Man Dies After Sand Pit Collapses at California Beach

Aug. 23, 2012
Oxnard firefighters used hand tools to locate the man and CPR was started immediately.

A 20-year-old Korean college student was pronounced dead at Ventura County Medical Center on Wednesday after the sides of a deep hole in the sand collapsed on him at Oxnard Beach Park.

The student at Santa Clarita-based Master's College died after spending the day at the beach with a group of other students, said Darwin Base, a battalion chief with the Oxnard Fire Department. Base said the students had dug a large pit in the sand that was reportedly 6 to 8 feet deep. Witnesses told firefighters the 20-year-old lay down in the bottom of the pit and it collapsed.

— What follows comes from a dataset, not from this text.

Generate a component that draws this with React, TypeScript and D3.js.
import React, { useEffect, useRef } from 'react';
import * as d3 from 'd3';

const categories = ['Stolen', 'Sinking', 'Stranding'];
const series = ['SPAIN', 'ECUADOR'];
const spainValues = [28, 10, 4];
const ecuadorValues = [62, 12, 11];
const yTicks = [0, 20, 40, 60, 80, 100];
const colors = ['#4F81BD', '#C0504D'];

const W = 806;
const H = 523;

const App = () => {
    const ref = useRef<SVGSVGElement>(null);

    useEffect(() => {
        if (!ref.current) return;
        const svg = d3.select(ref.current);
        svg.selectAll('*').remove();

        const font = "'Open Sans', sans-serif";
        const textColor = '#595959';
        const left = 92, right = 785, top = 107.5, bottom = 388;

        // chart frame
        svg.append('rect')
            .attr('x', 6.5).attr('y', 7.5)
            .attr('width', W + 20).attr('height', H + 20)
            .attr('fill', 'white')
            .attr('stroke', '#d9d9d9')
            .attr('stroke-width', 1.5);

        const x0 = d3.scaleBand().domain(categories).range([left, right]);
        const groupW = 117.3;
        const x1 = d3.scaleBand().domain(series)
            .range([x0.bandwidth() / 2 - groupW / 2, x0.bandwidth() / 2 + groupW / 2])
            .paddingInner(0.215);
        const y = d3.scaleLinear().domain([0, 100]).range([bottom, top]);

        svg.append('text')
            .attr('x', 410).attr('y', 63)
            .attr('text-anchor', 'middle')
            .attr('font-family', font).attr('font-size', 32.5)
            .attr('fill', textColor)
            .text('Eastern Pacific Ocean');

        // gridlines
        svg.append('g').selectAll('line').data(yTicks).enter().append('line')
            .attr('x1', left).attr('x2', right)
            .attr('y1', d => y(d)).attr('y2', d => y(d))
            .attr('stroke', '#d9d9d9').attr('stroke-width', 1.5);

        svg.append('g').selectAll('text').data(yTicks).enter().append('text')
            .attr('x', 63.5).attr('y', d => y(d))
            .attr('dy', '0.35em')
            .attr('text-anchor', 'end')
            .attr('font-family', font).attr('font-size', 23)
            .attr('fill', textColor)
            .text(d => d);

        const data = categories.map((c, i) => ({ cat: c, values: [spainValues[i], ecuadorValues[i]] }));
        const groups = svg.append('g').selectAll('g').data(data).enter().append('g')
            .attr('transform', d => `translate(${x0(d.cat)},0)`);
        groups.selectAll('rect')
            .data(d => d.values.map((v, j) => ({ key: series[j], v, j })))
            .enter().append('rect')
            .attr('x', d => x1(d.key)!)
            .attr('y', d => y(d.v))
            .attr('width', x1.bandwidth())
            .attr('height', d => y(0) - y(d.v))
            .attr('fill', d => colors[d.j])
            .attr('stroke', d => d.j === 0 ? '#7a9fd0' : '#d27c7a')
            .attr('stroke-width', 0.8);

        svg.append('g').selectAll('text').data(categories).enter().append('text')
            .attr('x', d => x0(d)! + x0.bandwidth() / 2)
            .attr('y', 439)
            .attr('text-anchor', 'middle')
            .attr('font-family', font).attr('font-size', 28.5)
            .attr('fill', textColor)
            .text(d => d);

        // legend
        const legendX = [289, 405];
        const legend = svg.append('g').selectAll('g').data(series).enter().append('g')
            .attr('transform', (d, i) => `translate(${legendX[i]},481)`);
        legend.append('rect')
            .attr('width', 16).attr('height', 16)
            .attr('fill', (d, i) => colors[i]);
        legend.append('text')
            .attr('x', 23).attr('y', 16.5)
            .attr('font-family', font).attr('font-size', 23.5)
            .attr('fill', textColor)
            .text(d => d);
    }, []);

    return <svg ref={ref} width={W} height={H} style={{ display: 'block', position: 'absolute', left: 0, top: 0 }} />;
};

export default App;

He apparently was trying to photograph the hole from inside, Base said, when the sand collapsed.

The Oxnard Fire Department was notified of the incident at 4:50 p.m., and firefighters arrived minutes later at the scene in the 1600 block of South Harbor Boulevard.

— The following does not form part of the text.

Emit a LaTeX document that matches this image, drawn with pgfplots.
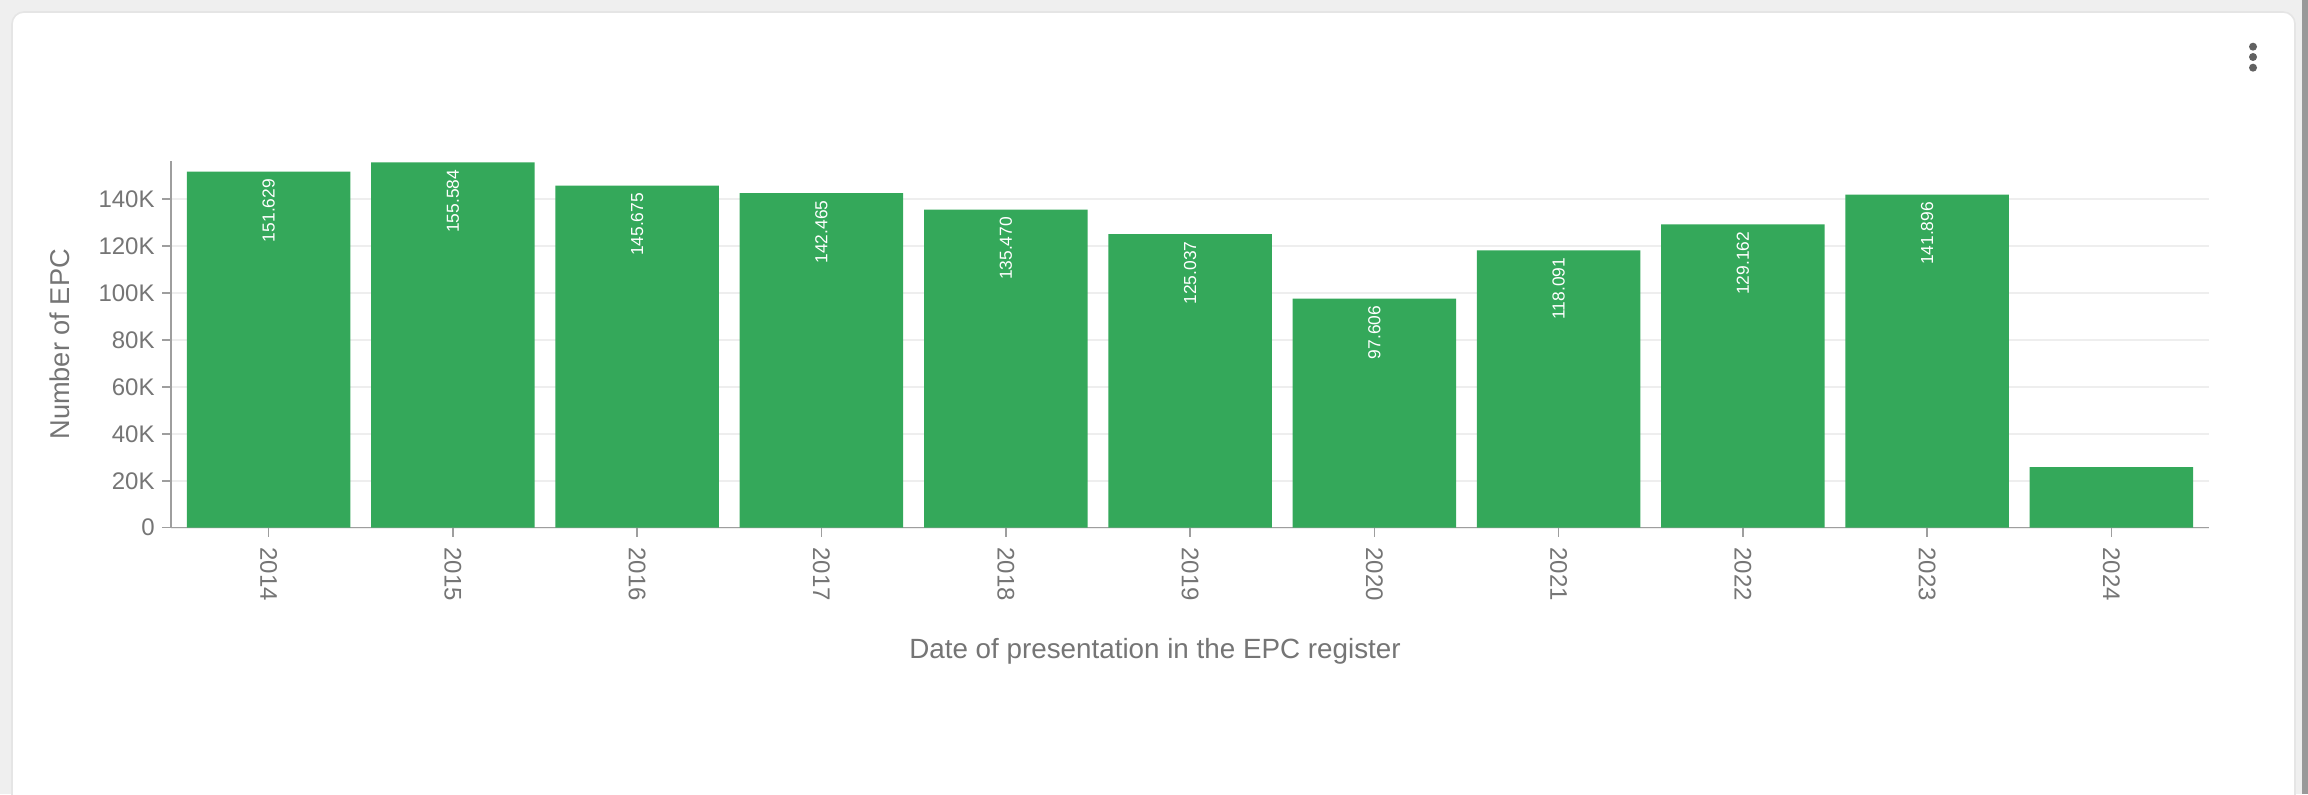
\documentclass[border=0pt]{standalone}
\usepackage{pgfplots}
\pgfplotsset{compat=1.18}
\usepackage{fontspec}
\setmainfont{Liberation Sans}
\definecolor{bargreen}{HTML}{34A85A}
\definecolor{txtgray}{HTML}{757575}
\definecolor{axgray}{HTML}{9E9E9E}
\definecolor{gridgray}{HTML}{EEEEEE}
\definecolor{bggray}{HTML}{EFEFEF}
\definecolor{dotgray}{HTML}{616161}
\begin{document}
\begin{tikzpicture}
\begin{scope}[x=0.5bp,y=0.5bp]
\useasboundingbox (0,0) rectangle (2308,794);
\fill[bggray] (0,0) rectangle (2308,794);
\fill[white, rounded corners=6] (12,-20) rectangle (2295,782);
\draw[black!10, line width=0.8bp, rounded corners=6] (12,-20) rectangle (2295,782);
\fill[black!40] (2302,0) rectangle (2308,794);
\fill[dotgray] (2253,747.3) circle (4) (2253,737) circle (4) (2253,726.3) circle (4);
\end{scope}
\begin{axis}[
  at={(85.5bp,133.15bp)}, anchor=south west,
  scale only axis, width=1019bp, height=183.35bp,
  ybar, bar width=81.75bp, bar shift=0pt,
  xmin=-0.53, xmax=10.53, ymin=0, ymax=156200,
  scaled y ticks=false,
  axis x line=bottom, axis y line=left,
  axis line style={axgray, line width=0.8bp, -},
  tick align=outside, major tick length=4.5bp,
  tick style={axgray, line width=0.8bp},
  xtick={0,1,2,3,4,5,6,7,8,9,10},
  xticklabels={2014,2015,2016,2017,2018,2019,2020,2021,2022,2023,2024},
  ytick={0,20000,40000,60000,80000,100000,120000,140000},
  yticklabels={0,20K,40K,60K,80K,100K,120K,140K},
  ymajorgrids, major grid style={gridgray, line width=1bp},
  ticklabel style={font=\fontsize{12bp}{14bp}\selectfont, text=txtgray},
  xticklabel style={rotate=-90, anchor=west, inner sep=0pt},
  yticklabel style={anchor=east, inner sep=0pt},
  xticklabel shift=5.15bp, yticklabel shift=3.5bp,
  xlabel={Date of presentation in the EPC register},
  ylabel={Number of EPC},
  xlabel style={at={(axis description cs:0.4828,0)}, anchor=north, yshift=-55bp, inner sep=0pt, font=\fontsize{13.9bp}{16bp}\selectfont, text=txtgray},
  ylabel style={at={(axis description cs:-0.0545,0.5)}, anchor=center, inner sep=0pt, font=\fontsize{13.6bp}{16bp}\selectfont, text=txtgray},
  every node near coord/.append style={font=\fontsize{8.7bp}{10bp}\selectfont, text=white, inner sep=0pt, yshift=-3.5bp, rotate=90, anchor=east},
]
\addplot[fill=bargreen, draw=none] coordinates {
  (0,151629) (1,155584) (2,145675) (3,142465) (4,135470) (5,125037)
  (6,97606) (7,118091) (8,129162) (9,141896) (10,25850)
};
\addplot[draw=none, fill=none, point meta=explicit symbolic, nodes near coords] coordinates {
  (0,151629) [151.629]
  (1,155584) [155.584]
  (2,145675) [145.675]
  (3,142465) [142.465]
  (4,135470) [135.470]
  (5,125037) [125.037]
  (6,97606) [97.606]
  (7,118091) [118.091]
  (8,129162) [129.162]
  (9,141896) [141.896]
};
\end{axis}
\end{tikzpicture}
\end{document}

Rescuers used hand tools, including 5-gallon buckets and shovels, to locate the man. It took about 15 minutes to extricate him. CPR was started immediately, Base said.

Oxnard police said the area was considered an accident site and not a crime scene, but that they helped with crowd control after the incident.

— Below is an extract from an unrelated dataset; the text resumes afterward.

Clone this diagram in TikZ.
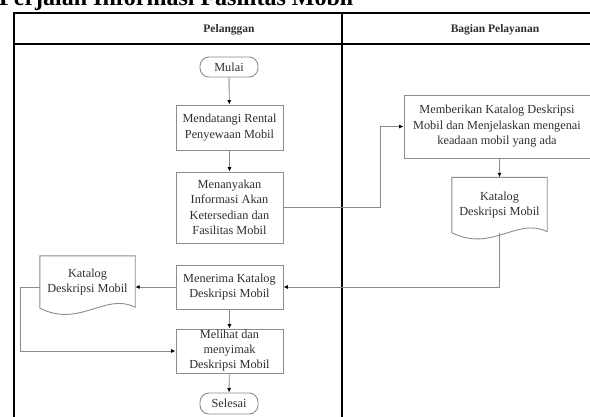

The scene was far different hours later, with the beach nearly deserted as local resident Charles Swiley walked his dog late Wednesday near the Embassy Suites Mandalay Beach Resort.

The retiree who lives nearby saw the aftermath of the accident.

He said he heard sirens as he was coming home from the market late Wednesday afternoon and went to the beach to see what was going on.

Once there, he saw emergency workers pulling the young man out of the sand with ropes.

"What happened was just tragic," Swiley said.

After the student was pulled from the hole, he was taken to the hospital in Ventura with CPR in progress, but the efforts failed to revive him, authorities said.

Authorities did not release his name pending notification of next of kin.

Digging such holes can be extremely dangerous, Base said, as the sand and surrounding soil tend to be very unstable.

Base said when he's seen people on the beach digging a large hole, he's warned them of the danger.

"It's really something people need to know about," he said.

Base said lifeguards often will warn people who dig holes, as well. But the stretch of beach where the student was buried did not have a lifeguard nearby, Base said.

Statistics on the prevalence of such accidents were unavailable late Wednesday, but figures cited in the New England Journal of Medicine may shed some light on the problem. Warning of such incidents, Drs. Bradley A. Maron and Barry J. Maron and registered nurse Tammy S. Haas wrote a letter to the editor on the problem that was published in June 2007. In the letter, they cited statistics they and others had collected on the dangers of sand hole collapses.

They said the group had assembled 52 documented cases of fatal and nonfatal incidents involving a person being buried when a sand hole collapsed. They said victims ranged from 3 to 21 years old and that 87 percent were males.

In 60 percent of the cases they studied, the collapse resulted in death. The authors credited quick rescue as a reason for the survival of the other 40 percent. They said many of the survivors needed cardiopulmonary resuscitation.

The incidents most often occurred on public beaches and holes usually were 2 to 15 feet wide and 2 to 12 feet deep.

Swiley said Wednesday's death wasn't the first at the beach in the 12 or so years he's lived nearby.

Cindy Conolly, of Sioux City, Iowa, was killed in 2006 after a sport utility vehicle accidentally ran over her while she sunbathed there. The vehicle was part of a beach patrol by the Oxnard Police Department.

Nor was Wednesday's death the first in the county due to an excavation collapse. In March 2007, a 32-year-old construction worker was killed after a trench he was digging collapsed on him in Thousand Oaks. Daniel Contreras was no longer breathing by the time rescuers pulled him out. Rescuers performed CPR, to no avail.